The measurement of map information content is one of the most important basic research issues in the theory of map information transmission. It has been preliminarily applied to evaluation of map generalization, geospatial information service and visualization of mobile map, geospatial information transmission, the production and updating of multi-scale maps, etc. As a matter of fact, information content has been considered as an important indicator for evaluating the efficiency of map design, map generalization algorithm and the transmission of spatial information. Therefore, this dissertation is focused on the quantitative measurement of geospatial information content of a map, that is, to develop a methodology for the measurement of geospatial information content. It includes two levels, one is to measure the information content of spatial feature, i.e. feature level; the other is measure the information content of a thematic map, i.e. thematic map level. The applications of the proposed methods to map information transmission and map generalization algorithms evaluation are also concerned. In the following, the main work of this dissertation is elaborated.

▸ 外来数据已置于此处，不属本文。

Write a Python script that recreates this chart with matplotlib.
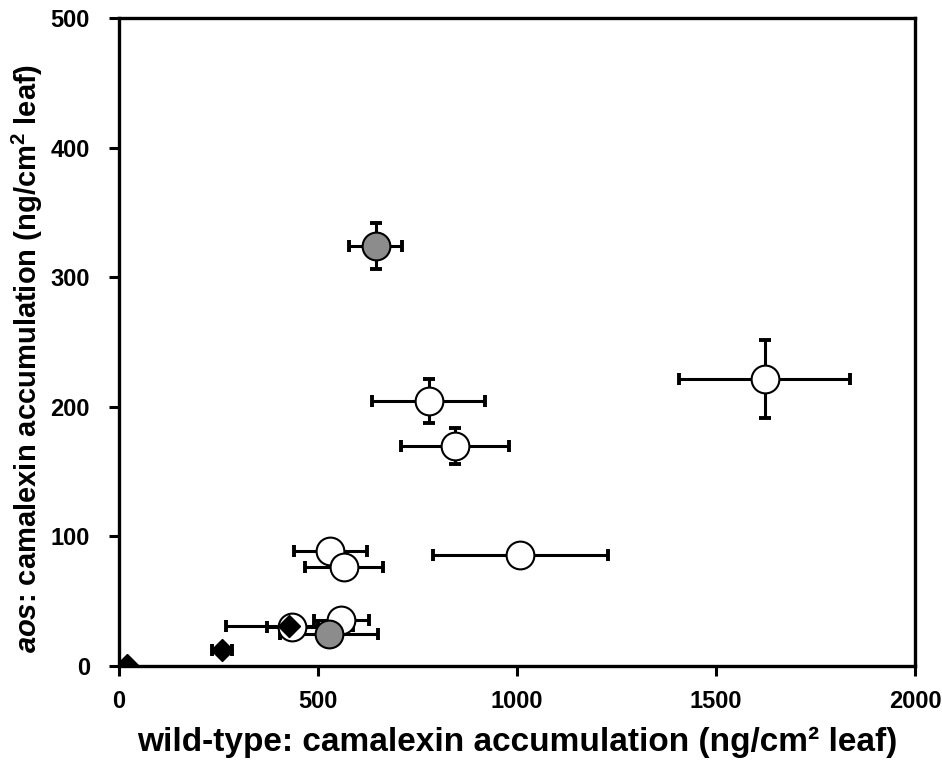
import numpy as np
from matplotlib import pyplot as plt
from matplotlib import rc

rc('font', family='Liberation Sans', weight='bold')
rc('axes', labelweight='bold')
rc('mathtext', fontset='custom', it='Liberation Sans:italic:bold',
   rm='Liberation Sans:bold', bf='Liberation Sans:bold')

# open circles
x_open = [1623, 778, 845, 1008, 531, 565, 558, 435]
xerr_open = [215, 141, 136, 220, 92, 98, 69, 64]
y_open = [221.5, 204.7, 170, 85.7, 88.4, 76.7, 35.4, 30.2]
yerr_open = [30, 17, 14, 0, 0, 0, 0, 0]

# grey circles
x_grey = [645, 528]
xerr_grey = [67, 124]
y_grey = [324, 25]
yerr_grey = [17.5, 0]

# black diamonds
x_dia = [428, 259, 20]
xerr_dia = [160, 26, 0]
y_dia = [30.7, 12, 1]

fig = plt.figure(figsize=(9.42, 7.71), dpi=100)
ax = fig.add_axes([0.1263, 0.1362, 0.8450, 0.8405])

eb = dict(fmt='none', ecolor='black', elinewidth=2.2, capsize=4, capthick=2.8, zorder=1)
ax.errorbar(x_open, y_open, xerr=xerr_open, yerr=yerr_open, **eb)
ax.errorbar(x_grey, y_grey, xerr=xerr_grey, yerr=yerr_grey, **eb)
ax.errorbar(x_dia, y_dia, xerr=xerr_dia, **eb)

ax.plot(x_open, y_open, 'o', ms=20, mfc='white', mec='black', mew=1.5, zorder=3)
ax.plot(x_grey, y_grey, 'o', ms=20, mfc='#8c8c8c', mec='black', mew=1.5, zorder=4)
ax.plot(x_dia, y_dia, 'D', ms=11, mfc='black', mec='black', zorder=5)

ax.set_xlim(0, 2000)
ax.set_ylim(0, 500)
ax.set_xticks([0, 500, 1000, 1500, 2000])
ax.set_yticks([0, 100, 200, 300, 400, 500])
for s in ax.spines.values():
    s.set_linewidth(2.4)
ax.tick_params(direction='out', length=7, width=2.2, labelsize=17)
ax.tick_params(axis='y', pad=14)
ax.tick_params(axis='x', pad=10)

ax.set_xlabel('wild-type: camalexin accumulation (ng/cm\u00b2 leaf)', fontsize=24, labelpad=10)
ax.set_ylabel(r'$aos$: camalexin accumulation (ng/cm$^2$ leaf)', fontsize=21)
ax.yaxis.set_label_coords(-0.093, 0.475)

fig.savefig('out.png', dpi=100)
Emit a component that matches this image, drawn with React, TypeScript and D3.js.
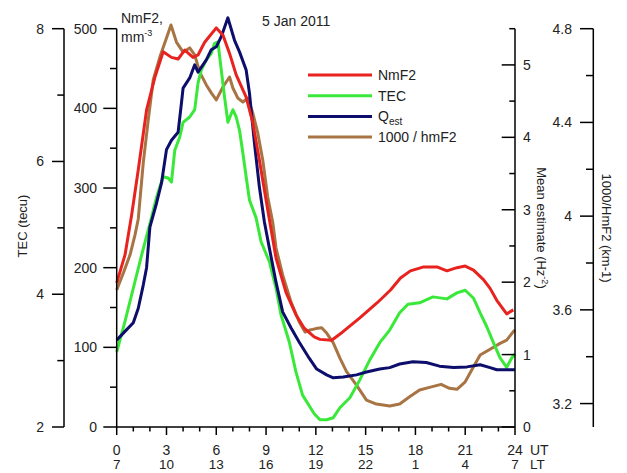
import React from "react";
import * as d3 from "d3";

// ---- data (hours UT) ----
const nmf2Hours = [0, 0.5, 0.9, 1.3, 1.8, 2.3, 2.8, 3.3, 3.7, 4.1, 4.6, 4.9, 5.3, 6.0, 6.4, 6.8, 7.2, 7.8, 8.2, 8.6, 9.0, 9.6, 10.2, 10.8, 11.3, 11.9, 12.25, 12.95, 13.6, 14.65, 15.7, 16.5, 17.1, 17.7, 18.5, 19.3, 19.9, 20.5, 21.0, 21.5, 22.1, 22.5, 22.9, 23.5, 23.9];
const nmf2Values = [181, 216, 266, 323, 398, 439, 471, 464, 462, 473, 464, 467, 483, 501, 492, 469, 442, 414, 382, 335, 285, 212, 169, 141, 124, 113, 110, 109, 119, 137, 156, 172, 187, 196, 201, 201, 196, 200, 202, 197, 185, 174, 159, 142, 147];

const tecHours = [0, 0.5, 1.0, 1.5, 2.0, 2.4, 2.8, 3.1, 3.3, 3.5, 3.8, 4.0, 4.4, 4.7, 4.9, 5.1, 5.4, 5.7, 5.9, 6.1, 6.3, 6.5, 6.7, 7.0, 7.2, 7.4, 7.6, 7.8, 8.0, 8.4, 8.7, 9.2, 9.6, 9.9, 10.4, 10.8, 11.2, 11.6, 11.9, 12.25, 12.65, 13.05, 13.45, 14.05, 14.65, 15.25, 15.85, 16.45, 17.05, 17.55, 18.25, 19.05, 19.9, 20.5, 21.0, 21.5, 21.9, 22.3, 22.7, 23.1, 23.5, 23.8, 24.0];
const tecValues = [3.13, 3.59, 4.09, 4.59, 5.06, 5.46, 5.77, 5.75, 5.69, 6.17, 6.37, 6.59, 6.67, 6.78, 7.18, 7.38, 7.53, 7.63, 7.78, 7.8, 7.38, 6.97, 6.59, 6.78, 6.67, 6.47, 6.13, 5.77, 5.42, 5.15, 4.79, 4.49, 4.09, 3.69, 3.28, 2.83, 2.48, 2.32, 2.2, 2.11, 2.11, 2.14, 2.29, 2.44, 2.71, 3.01, 3.27, 3.46, 3.72, 3.85, 3.87, 3.96, 3.93, 4.02, 4.06, 3.94, 3.72, 3.51, 3.27, 3.04, 2.9, 3.04, 3.1];

const qestHours = [0, 0.5, 1.0, 1.3, 1.6, 1.8, 2.0, 2.4, 2.7, 3.0, 3.3, 3.7, 3.9, 4.0, 4.4, 4.7, 4.9, 5.4, 5.7, 6.0, 6.3, 6.7, 7.1, 7.4, 7.8, 8.0, 8.3, 8.6, 8.9, 9.2, 9.6, 10.0, 10.5, 11.0, 11.6, 12.05, 12.65, 13.05, 13.65, 14.45, 15.05, 15.85, 16.45, 17.05, 17.85, 18.65, 19.45, 20.3, 21.1, 21.9, 22.5, 22.9, 23.9, 24.0];
const qestValues = [1.2, 1.32, 1.44, 1.64, 1.96, 2.2, 2.76, 3.09, 3.37, 3.83, 3.96, 4.07, 4.47, 4.68, 4.82, 5.0, 4.9, 5.07, 5.21, 5.25, 5.39, 5.65, 5.34, 5.18, 4.93, 4.61, 3.92, 3.31, 2.83, 2.47, 2.0, 1.59, 1.37, 1.17, 0.95, 0.8, 0.72, 0.68, 0.69, 0.72, 0.76, 0.8, 0.82, 0.87, 0.9, 0.89, 0.84, 0.82, 0.83, 0.86, 0.82, 0.79, 0.79, 0.79];

const hmHours = [0, 0.4, 0.8, 1.1, 1.3, 1.6, 1.9, 2.2, 2.6, 3.0, 3.27, 3.6, 4.0, 4.4, 4.7, 5.0, 5.4, 5.7, 6.0, 6.4, 6.8, 7.0, 7.3, 7.6, 7.9, 8.2, 8.5, 8.8, 9.1, 9.4, 9.6, 10.0, 10.5, 11.0, 11.35, 11.65, 12.0, 12.35, 12.65, 13.05, 13.45, 13.85, 14.45, 15.05, 15.65, 16.45, 17.05, 17.65, 18.25, 18.85, 19.55, 20.05, 20.5, 21.0, 21.5, 21.9, 22.5, 23.1, 23.5, 23.9, 24.0];
const hmValues = [3.685, 3.757, 3.834, 3.919, 3.988, 4.227, 4.41, 4.581, 4.679, 4.76, 4.816, 4.743, 4.7, 4.718, 4.688, 4.615, 4.56, 4.526, 4.496, 4.551, 4.594, 4.547, 4.504, 4.487, 4.504, 4.44, 4.355, 4.24, 4.082, 3.975, 3.864, 3.749, 3.634, 3.548, 3.505, 3.514, 3.52, 3.524, 3.501, 3.459, 3.394, 3.336, 3.279, 3.215, 3.198, 3.19, 3.198, 3.229, 3.258, 3.269, 3.282, 3.265, 3.261, 3.293, 3.357, 3.407, 3.432, 3.457, 3.471, 3.507, 3.514];

const utTicks = [0, 3, 6, 9, 12, 15, 18, 21, 24];
const ltLabels = ["7", "10", "13", "16", "19", "22", "1", "4", "7"];
const tecTicks = [2, 4, 6, 8];
const nmf2Ticks = [0, 100, 200, 300, 400, 500];
const qestTicks = [0, 1, 2, 3, 4, 5];
const hmTicks = [3.2, 3.6, 4, 4.4, 4.8];

const RED = "#e8221e";
const GREEN = "#3ae83a";
const NAVY = "#0d0d6b";
const BROWN = "#a87444";
const FONT = "'Liberation Sans', Arial, sans-serif";
const TXT = "#222";

export default function App() {
  const left = 116.7, right = 515, top = 28.7, bottom = 427;
  const x = d3.scaleLinear().domain([0, 24]).range([left, right]);
  const yN = d3.scaleLinear().domain([0, 500]).range([bottom, top]);
  const yT = d3.scaleLinear().domain([2, 8]).range([bottom, top]);
  const yQ = d3.scaleLinear().domain([0, 5.5]).range([bottom, top]);
  const yH = d3.scaleLinear().domain([3.1, 4.8]).range([bottom, top]);

  const mk = (hs: number[], vs: number[], y: d3.ScaleLinear<number, number>) =>
    d3.line<number>().x((_, i) => x(hs[i])).y((v) => y(v))(vs) || "";

  const tecAxisX = 64, nAxisX = left, qAxisX = right, hAxisX = 593.3;

  const series = [
    { d: mk(hmHours, hmValues, yH), c: BROWN },
    { d: mk(tecHours, tecValues, yT), c: GREEN },
    { d: mk(qestHours, qestValues, yQ), c: NAVY },
    { d: mk(nmf2Hours, nmf2Values, yN), c: RED },
  ];

  const hours = d3.range(0, 25);
  const tecMinor = [3, 5, 7];
  const nMinor = d3.range(50, 500, 100);
  const qMinor = d3.range(0.5, 5.6, 1);
  const hMinor = [3.4, 3.8, 4.2, 4.6];

  const legend = [
    { c: RED, label: <tspan>NmF2</tspan> },
    { c: GREEN, label: <tspan>TEC</tspan> },
    { c: NAVY, label: <><tspan>Q</tspan><tspan fontSize={10} dy={4}>est</tspan></> },
    { c: BROWN, label: <tspan>1000 / hmF2</tspan> },
  ];

  return (
    <svg width={627} height={473} style={{ position: "absolute", left: 0, top: 0, background: "#fff" }}
      fontFamily={FONT}>
      <rect width={627} height={473} fill="#fff" />
      {/* curves */}
      {series.map((s, i) => (
        <path key={i} d={s.d} fill="none" stroke={s.c} strokeWidth={3} strokeLinejoin="round" />
      ))}

      {/* TEC axis */}
      <g stroke="#000" strokeWidth={1.5}>
        <line x1={tecAxisX} x2={tecAxisX} y1={bottom} y2={top} />
        {tecTicks.map((t) => <line key={t} x1={52} x2={tecAxisX} y1={yT(t)} y2={yT(t)} />)}
        {tecMinor.map((t) => <line key={t} x1={57.3} x2={tecAxisX} y1={yT(t)} y2={yT(t)} />)}
      </g>
      {tecTicks.map((t) => (
        <text key={t} x={44} y={yT(t) + 5} textAnchor="end" fontSize={14} fill={TXT}>{t}</text>
      ))}

      {/* NmF2 axis */}
      <g stroke="#000" strokeWidth={1.5}>
        <line x1={nAxisX} x2={nAxisX} y1={bottom} y2={top} />
        {nmf2Ticks.map((t) => <line key={t} x1={103.3} x2={nAxisX} y1={yN(t)} y2={yN(t)} />)}
        {nMinor.map((t) => <line key={t} x1={110} x2={nAxisX} y1={yN(t)} y2={yN(t)} />)}
      </g>
      {nmf2Ticks.map((t) => (
        <text key={t} x={97} y={yN(t) + 5} textAnchor="end" fontSize={14} fill={TXT}>{t}</text>
      ))}

      {/* X axis */}
      <g stroke="#000" strokeWidth={1.5}>
        <line x1={left} x2={right} y1={bottom} y2={bottom} />
        {hours.map((h) => (
          <line key={h} x1={x(h)} x2={x(h)} y1={bottom} y2={h % 3 === 0 ? 435 : 431.5} />
        ))}
      </g>
      {utTicks.map((h, i) => (
        <g key={h}>
          <text x={x(h)} y={455} textAnchor="middle" fontSize={14} fill={TXT}>{h}</text>
          <text x={x(h)} y={469} textAnchor="middle" fontSize={13.5} fill={TXT}>{ltLabels[i]}</text>
        </g>
      ))}
      <text x={530} y={455} fontSize={14} fill={TXT}>UT</text>
      <text x={530} y={469} fontSize={13.5} fill={TXT}>LT</text>

      {/* Mean estimate axis */}
      <g stroke="#000" strokeWidth={1.5}>
        <line x1={qAxisX} x2={qAxisX} y1={bottom} y2={top} />
        {qestTicks.map((t) => <line key={t} x1={501.7} x2={qAxisX} y1={yQ(t)} y2={yQ(t)} />)}
        {qMinor.map((t) => <line key={t} x1={509.3} x2={qAxisX} y1={yQ(t)} y2={yQ(t)} />)}
      </g>
      {qestTicks.map((t) => (
        <text key={t} x={523} y={yQ(t) + 5} fontSize={14} fill={TXT}>{t}</text>
      ))}

      {/* 1000/hmF2 axis */}
      <g stroke="#000" strokeWidth={1.5}>
        <line x1={hAxisX} x2={hAxisX} y1={bottom} y2={top} />
        {hmTicks.map((t) => <line key={t} x1={580} x2={hAxisX} y1={yH(t)} y2={yH(t)} />)}
        {hMinor.map((t) => <line key={t} x1={586} x2={hAxisX} y1={yH(t)} y2={yH(t)} />)}
      </g>
      {hmTicks.map((t) => (
        <text key={t} x={572} y={yH(t) + 5} textAnchor="end" fontSize={14} fill={TXT}>{t}</text>
      ))}

      {/* axis titles */}
      <text transform="translate(27,226) rotate(-90)" textAnchor="middle" fontSize={13} fill={TXT}>TEC (tecu)</text>
      <text transform="translate(537,228) rotate(90)" textAnchor="middle" fontSize={13} fill={TXT}>
        <tspan>Mean estimate (Hz</tspan><tspan fontSize={9} dy={-5}>-2</tspan><tspan dy={5}>)</tspan>
      </text>
      <text transform="translate(602,228) rotate(90)" textAnchor="middle" fontSize={13} fill={TXT}>1000/HmF2 (km-1)</text>

      {/* top labels */}
      <text x={121} y={23} fontSize={14} fill={TXT}>NmF2,</text>
      <text x={121} y={41.5} fontSize={14} fill={TXT}>
        <tspan>mm</tspan><tspan fontSize={9} dy={-6}>-3</tspan>
      </text>
      <text x={262} y={26} fontSize={14} fill={TXT}>5 Jan 2011</text>

      {/* legend */}
      {legend.map((l, i) => {
        const ly = 75 + i * 20.7;
        return (
          <g key={i}>
            <line x1={308} x2={372} y1={ly} y2={ly} stroke={l.c} strokeWidth={3} />
            <text x={378} y={ly + 5} fontSize={14} fill={TXT}>{l.label}</text>
          </g>
        );
      })}
    </svg>
  );
}
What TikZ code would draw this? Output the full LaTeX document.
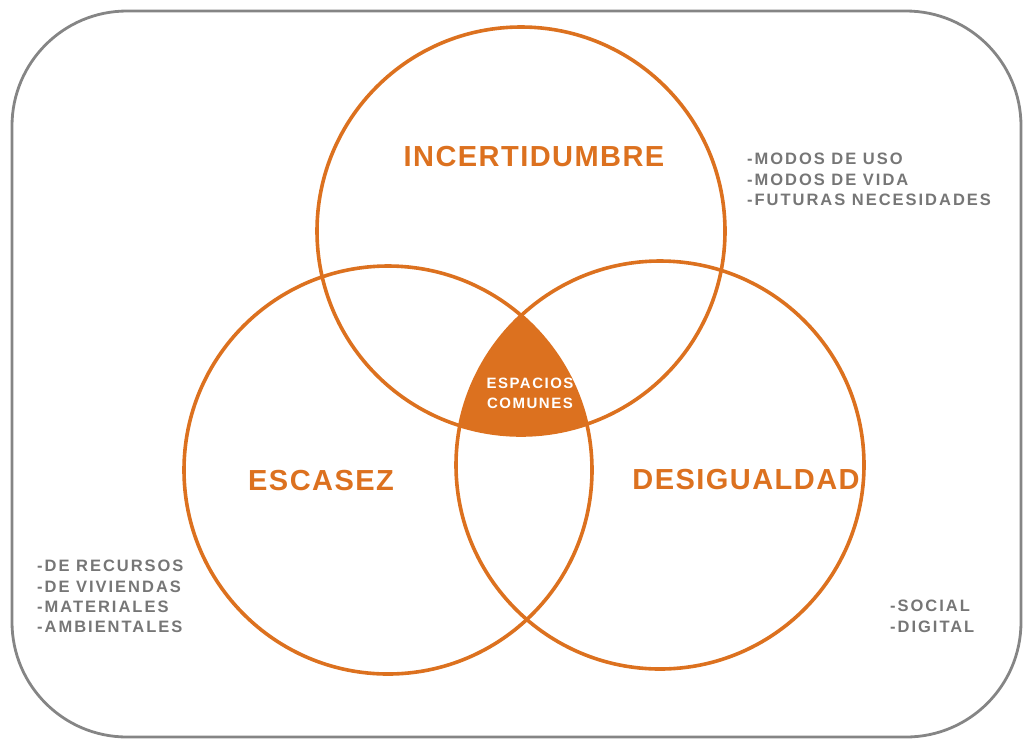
\documentclass[tikz,border=0pt]{standalone}
\usepackage{fontspec}
\setmainfont{Liberation Sans}
\newfontfamily\titlefont[LetterSpace=5]{Liberation Sans}
\newfontfamily\listfont[LetterSpace=12]{Liberation Sans}
\newfontfamily\centerfont[LetterSpace=10]{Liberation Sans}
\definecolor{vorange}{HTML}{DC711F}
\definecolor{vgray}{HTML}{767676}
\definecolor{fgray}{HTML}{858585}
\tikzset{
  venn/.style={circle, draw=vorange, line width=3.6pt, inner sep=0pt, minimum size=408pt},
  ttl/.style={text=vorange, font=\titlefont\fontsize{29}{33}\selectfont\bfseries, inner sep=0pt},
  lst/.style={text=vgray, font=\listfont\fontsize{16.5}{20.3}\selectfont\bfseries, align=left, anchor=north west, inner sep=0pt},
  ctr/.style={text=white, font=\centerfont\fontsize{15}{20}\selectfont\bfseries, align=center, inner sep=0pt}
}
\begin{document}
\begin{tikzpicture}[x=1pt,y=-1pt]
\useasboundingbox (0,0) rectangle (1028,740);
\draw[fgray, line width=2.8pt, rounded corners=115pt] (12,11) rectangle (1021,737);
% triple intersection
\begin{scope}
  \clip (521,231) circle (204pt);
  \clip (388,470) circle (204pt);
  \fill[vorange] (660,465) circle (204pt);
\end{scope}
\node[venn] (ctop) at (521,231) {};
\node[venn] (cleft) at (388,470) {};
\node[venn] (cright) at (660,465) {};
\node[ttl] (tinc) at (534,157) {INCERTIDUMBRE};
\node[ttl] (tesc) at (321,481) {ESCASEZ};
\node[ttl] (tdes) at (746,480) {DESIGUALDAD};
\node[ctr] (tesp) at (530,393) {ESPACIOS\\COMUNES};
\node[lst] (linc) at (747,153) {-MODOS DE USO\\-MODOS DE VIDA\\-FUTURAS NECESIDADES};
\node[lst] (lesc) at (37,560) {-DE RECURSOS\\-DE VIVIENDAS\\-MATERIALES\\-AMBIENTALES};
\node[lst] (ldes) at (890,600) {-SOCIAL\\-DIGITAL};
\end{tikzpicture}
\end{document}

1. Many representative methods for measuring map information content are reviewed in detail. These methods are developed based on the Shannon information theory. Indeed, it also should be pointed out that, there are many problems for further consideration. For this purpose, this dissertation firstly analyzes the definition of information in various domains such as information science, computer science and cognition science and discovers the connotation of information, and discovers the essence of information content, i.e. variability or diversity. Further, the definitions of information are naturally extended to map information content, and a scientific definition of map information content is stated by considering the property of cartography. The types of map information content are further analyzed and summarized into statistical information, geometric information, topological information and thematic information. On this basis, the standards of measuring map information content are elaborated and related mathematical foundation (e.g. various types of information entropy) is highlighted.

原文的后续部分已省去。